Note: Although the data collection process is not described in detail here, you can find the complete workflow in the src/main.py file, specifically focusing on the relevant functions and methods in src/data/make_dataset.py. Feel free to explore it further. In summary, we utilized the request_html library to scrape all available data, which we will show you how to process in subsequent notebooks.

How to import your own module using a .pth file

In case you encounter difficulties importing your own modules, I found this Stack Overflow question to be quite helpful. To resolve this issue, you can follow these steps:

  1. Create a .pth file that contains the path to the folder where your module is located. For example, prepare a .pth file with the content: C:\Users\myname\house_price_prediction\src.

  2. Place this .pth file into the following folder: C:\Users\myname\AppData\Roaming\Python\Python310\site-packages. This folder is already included in your PYTHONPATH, allowing Python to recognize your package directory.

  3. To verify what folders are in your PYTHONPATH, you can check it using the import sys and sys.path commands.

Once you’ve completed these steps, you’ll be able to import the utils module with the following statement: `from data importach out.

Import data

Code
import time
from pathlib import Path

import pandas as pd
from data import utils
from lets_plot import *
from lets_plot.mapping import as_discrete

LetsPlot.setup_html()

Select Columns to Retain Based on the Quantity of Missing Values

In the realm of web scraping, managing the sheer volume of data is often the initial hurdle to conquer. It’s not so much about deciding what data to collect but rather what data to retain. As we delve into the data collected from the Imoweb website, we are met with a plethora of listings, each offering a unique set of information.

For many of these listings, there are commonalities – details like location and price tend to be constants. However, interspersed among them are those one-of-a-kind nuggets of information, such as the number of swimming pools available that obviously will be unique to certain listings. While these specific details can certainly be vital in assessing the value of certain listings, the downside is that they can lead to a sparse dataset.

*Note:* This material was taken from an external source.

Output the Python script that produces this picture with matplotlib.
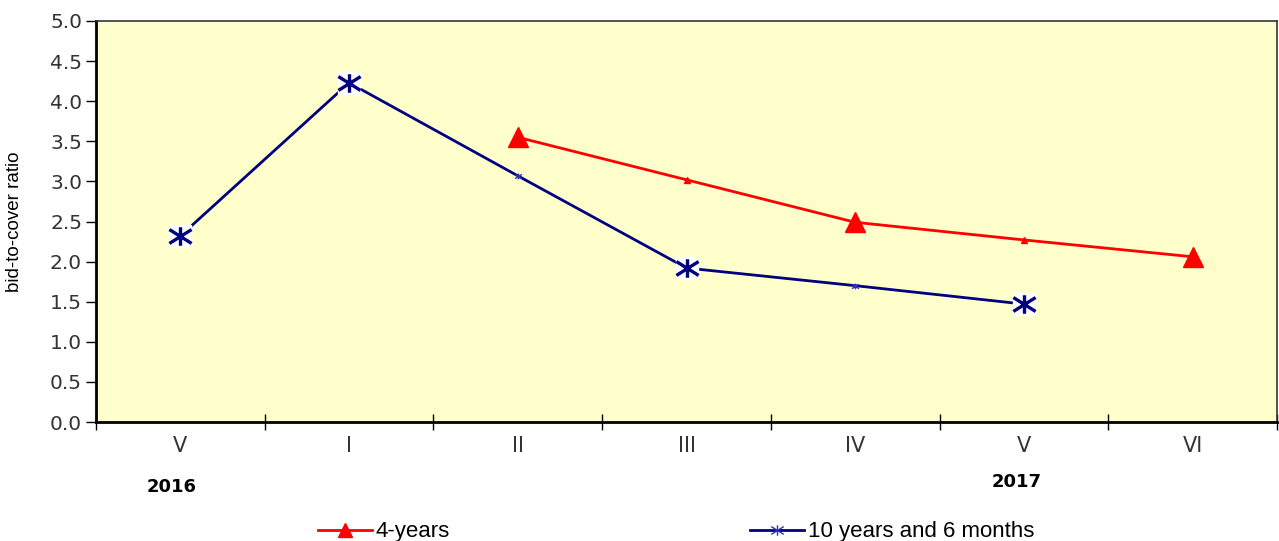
import matplotlib
matplotlib.use("Agg")
import matplotlib.pyplot as plt
import numpy as np
from matplotlib.path import Path
from matplotlib.lines import Line2D

categories = ["V", "I", "II", "III", "IV", "V", "VI"]
years = ["2016", "2017"]
blue_vals = [2.32, 4.23, 3.07, 1.92, 1.70, 1.47, None]
red_vals = [None, None, 3.55, 3.02, 2.49, 2.27, 2.06]
blue_big = [True, True, False, True, False, True, False]
red_big = [False, False, True, False, True, False, True]

plt.rcParams['font.family'] = ['DejaVu Sans']

fig = plt.figure(figsize=(12.79, 5.41), dpi=100)
ax = fig.add_axes([96/1279, 1-422/541, (1277-96)/1279, (422-21)/541])
ax.set_facecolor('#FFFFCC')

x = np.arange(len(categories))

star = Path([(0, -1), (0, 1), (-1.2, -0.75), (1.2, 0.75), (-1.2, 0.75), (1.2, -0.75)],
            [Path.MOVETO, Path.LINETO, Path.MOVETO, Path.LINETO, Path.MOVETO, Path.LINETO])

BLUE = '#000080'
RED = '#FF0000'

bx = [xi for xi, v in zip(x, blue_vals) if v is not None]
by = [v for v in blue_vals if v is not None]
ax.plot(bx, by, color=BLUE, lw=2, zorder=3)
for xi, v, big in zip(x, blue_vals, blue_big):
    if v is None:
        continue
    if big:
        ax.plot(xi, v, marker='s', ms=16, color='white', mec='white', zorder=4)
        ax.plot(xi, v, marker=star, ms=16, color=BLUE, mew=2.4, zorder=5)
    else:
        ax.plot(xi, v, marker=star, ms=5, color='#3030C0', mew=1, zorder=5)

rx = [xi for xi, v in zip(x, red_vals) if v is not None]
ry = [v for v in red_vals if v is not None]
ax.plot(rx, ry, color=RED, lw=2, zorder=3)
for xi, v, big in zip(x, red_vals, red_big):
    if v is None:
        continue
    ax.plot(xi, v, marker='^', ms=15 if big else 4, color=RED, mec=RED, zorder=5)

ax.set_xlim(-0.5, len(categories) - 0.5)
ax.set_ylim(0, 5.0)
yt = np.arange(0, 5.01, 0.5)
ax.set_yticks(yt)
ax.set_yticklabels([f"{v:.1f}" for v in yt], fontsize=14.5, color='#333333')
ax.set_xticks(np.arange(-0.5, len(categories)))
ax.set_xticklabels([])
ax.set_xticks(x, minor=True)
ax.set_xticklabels(categories, minor=True, fontsize=15, color='#333333')
ax.tick_params(axis='x', which='major', direction='inout', length=12, width=1)
ax.tick_params(axis='x', which='minor', length=0, pad=10)
ax.tick_params(axis='y', direction='out', length=7, width=1, pad=3)

for s in ['left', 'bottom']:
    ax.spines[s].set_linewidth(2)
for s in ['top', 'right']:
    ax.spines[s].set_linewidth(1.2)
    ax.spines[s].set_color('#333333')

fig.text(15/1279, 1-222/541, "bid-to-cover ratio", rotation=90, fontsize=13.5,
         family='Liberation Sans', ha='center', va='center')

fig.text(172/1279, 1-487/541, years[0], fontsize=13, fontweight='bold', ha='center', va='center')
fig.text(1017/1279, 1-482/541, years[1], fontsize=13, fontweight='bold', ha='center', va='center')

h1 = Line2D([], [], color=RED, lw=2, marker='^', ms=10)
h2 = Line2D([], [], color=BLUE, lw=2, marker=star, ms=9, mec='#3030C0', mew=1)
lp = dict(family='Liberation Sans', size=16)
fig.legend([h1], ["4-years"], loc='center left', bbox_to_anchor=(318/1279, 1-532/541),
           frameon=False, prop=lp, handlelength=2.45, handletextpad=0.15,
           borderpad=0, borderaxespad=0)
fig.legend([h2], ["10 years and 6 months"], loc='center left', bbox_to_anchor=(750/1279, 1-532/541),
           frameon=False, prop=lp, handlelength=2.45, handletextpad=0.15,
           borderpad=0, borderaxespad=0)

fig.savefig("out.png", dpi=100)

Now, let’s import our initial dataset to examine the features that are commonly shared among most ads, i.e., those that are filled in most frequently. After identifying these common attributes, we can optimize our data collection process by keeping these key characteristics and removing the less common ones.

Code
df = pd.read_parquet(
    utils.Configuration.RAW_DATA_PATH.joinpath(
        "complete_dataset_2023-09-27_for_NB2.parquet.gzip"
    )
)

As depicted in Figure 1, the features ‘day of retrieval,’ ‘url,’ and ‘Energy Class’ demonstrate the highest completeness, with more than 90% of instances being present. In contrast, ‘dining room,’ ‘office,’ and ‘TV cable’ are among the least populated features, with roughly 10-20% of non-missing instances.

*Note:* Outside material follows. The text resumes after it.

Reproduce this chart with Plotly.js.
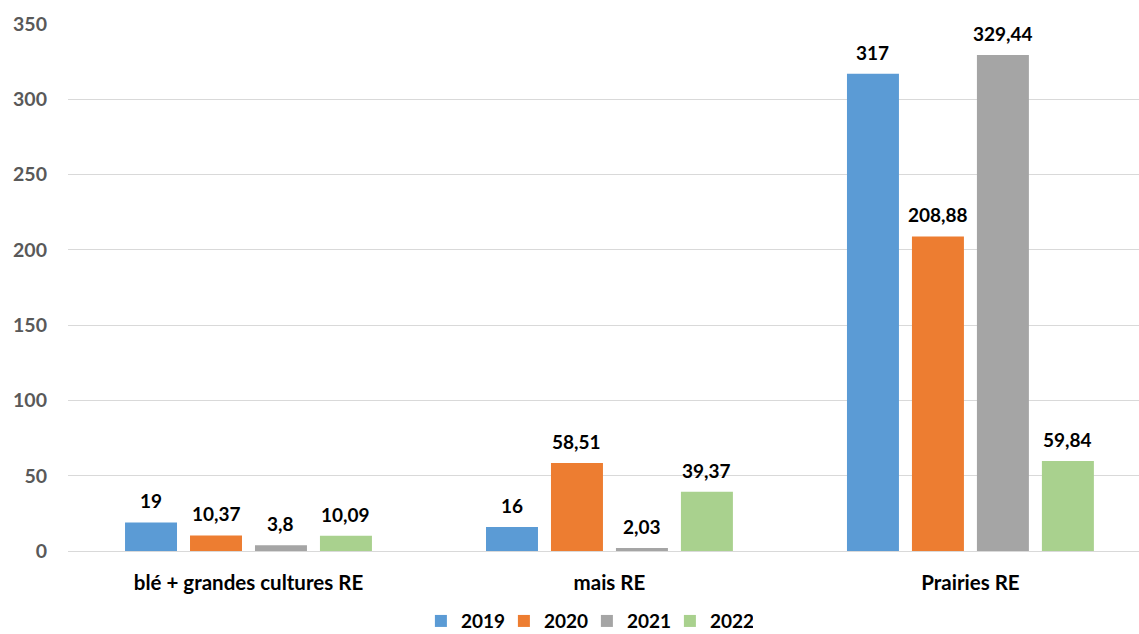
<!DOCTYPE html>
<html>
<head>
<meta charset="utf-8">
<script src="https://cdn.plot.ly/plotly-3.0.1.min.js"></script>
<style>html,body{margin:0;padding:0;background:#fff}#chart{width:1139px;height:634px}</style>
</head>
<body>
<div id="chart"></div>
<script>
const categories = ["blé + grandes cultures RE", "mais RE", "Prairies RE"];
const seriesNames = ["2019", "2020", "2021", "2022"];
const v2019 = [19, 16, 317];
const v2020 = [10.37, 58.51, 208.88];
const v2021 = [3.8, 2.03, 329.44];
const v2022 = [10.09, 39.37, 59.84];
const yTicks = [0, 50, 100, 150, 200, 250, 300, 350];

const seriesValues = [v2019, v2020, v2021, v2022];
const colors = ["#5B9BD5", "#ED7D31", "#A5A5A5", "#A9D18E"];
const fmt = v => String(v).replace('.', ',');
const FONT = "Lato, 'Liberation Sans', sans-serif";

const traces = seriesValues.map((vals, i) => ({
  type: 'bar',
  name: seriesNames[i],
  x: categories,
  y: vals,
  marker: {color: colors[i]},
  hoverinfo: 'none'
}));

const bargap = 0.28, bargroupgap = 0.2;
const slot = (1 - bargap) / 4;
const annotations = [];
seriesValues.forEach((vals, i) => {
  vals.forEach((v, j) => {
    annotations.push({
      x: j + (i - 1.5) * slot,
      y: v,
      xref: 'x', yref: 'y',
      text: '<b>' + fmt(v) + '</b>',
      showarrow: false,
      yanchor: 'bottom',
      yshift: 8,
      font: {family: FONT, size: 19, color: '#000'}
    });
  });
});

const layout = {
  width: 1139, height: 634,
  margin: {l: 68, r: 0, t: 24, b: 83, autoexpand: false},
  paper_bgcolor: '#fff', plot_bgcolor: '#fff',
  barmode: 'group', bargap: bargap, bargroupgap: bargroupgap,
  showlegend: true,
  font: {family: FONT},
  xaxis: {
    type: 'category',
    range: [-0.5, 2.467],
    showgrid: false, showline: false, zeroline: false,
    ticks: '', ticklabelstandoff: 17,
    tickfont: {family: FONT, size: 20.5, color: '#000', weight: 'bold'}
  },
  yaxis: {
    range: [0, 350],
    tickvals: yTicks,
    ticktext: yTicks.map(String),
    showgrid: true, gridcolor: '#D9D9D9', gridwidth: 1,
    zeroline: true, zerolinecolor: '#D9D9D9', zerolinewidth: 1,
    showline: false, ticks: '', ticklabelstandoff: 20,
    tickfont: {family: FONT, size: 19.5, color: '#595959', weight: 'bold'}
  },
  legend: {
    orientation: 'h', x: 0.4845, xanchor: 'center', y: -0.133, yanchor: 'middle',
    font: {family: FONT, size: 19, color: '#000', weight: 'bold'},
    entrywidth: 38, entrywidthmode: 'pixels', traceorder: 'normal'
  },
  annotations: annotations
};

Plotly.newPlot('chart', traces, layout, {displayModeBar: false, staticPlot: true});
</script>
</body>
</html>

This information allows us to devise a strategy where we, for example, could retain features with a completeness of over 50%. We will delve deeper into this question in our subsequent notebooks.

Code
# Getting the column names with lowest missing values
lowest_missing_value_columns = (
    df.notna()
    .sum()
    .div(df.shape[0])
    .mul(100)
    .sort_values(ascending=False)
    .head(50)
    .round(1)
)
indexes_to_keep = lowest_missing_value_columns.index

(
    lowest_missing_value_columns.reset_index()
    .rename(columns={"index": "column", 0: "perc_values_present"})
    .assign(
        Has_non_missing_values_above_50_pct=lambda df: df.perc_values_present.gt(50),
        perc_values_present=lambda df: df.perc_values_present - 50,
    )
    .pipe(
        lambda df: ggplot(
            df,
            aes(
                "perc_values_present",
                "column",
                fill="Has_non_missing_values_above_50_pct",
            ),
        )
        + geom_bar(stat="identity", orientation="y", show_legend=False)
        + ggsize(800, 1000)
        + labs(
            title="Top 50 Features with Non-Missing Values Above 50%",
            subtitle="""The plot illustrates that the features 'day of retrieval,' 'url,' and 'Energy Class' exhibited the 
            highest completeness, with over 90% of instances present. Conversely, 'dining room','office,' and 'TV cable' 
            were among the least populated features, with approximately 10-20% of non-missing instances.
            """,
            x="Percentage of Instances Present with Reference Point at 50%",
            y="",
            caption="https://www.immoweb.be/",
        )
        + theme(
            plot_subtitle=element_text(
                size=12, face="italic"
            ),  # Customize subtitle appearance
            plot_title=element_text(size=15, face="bold"),  # Customize title appearance
        )
    )
)
Figure 1: Top 50 Features with Non-Missing Values Above 50%

That’s all for now. In part 2, we will examine the downloaded raw data and investigate the error messages we encountered during the web scraping process with the goal of understanding how to overcome these challenges. See you in the next installment!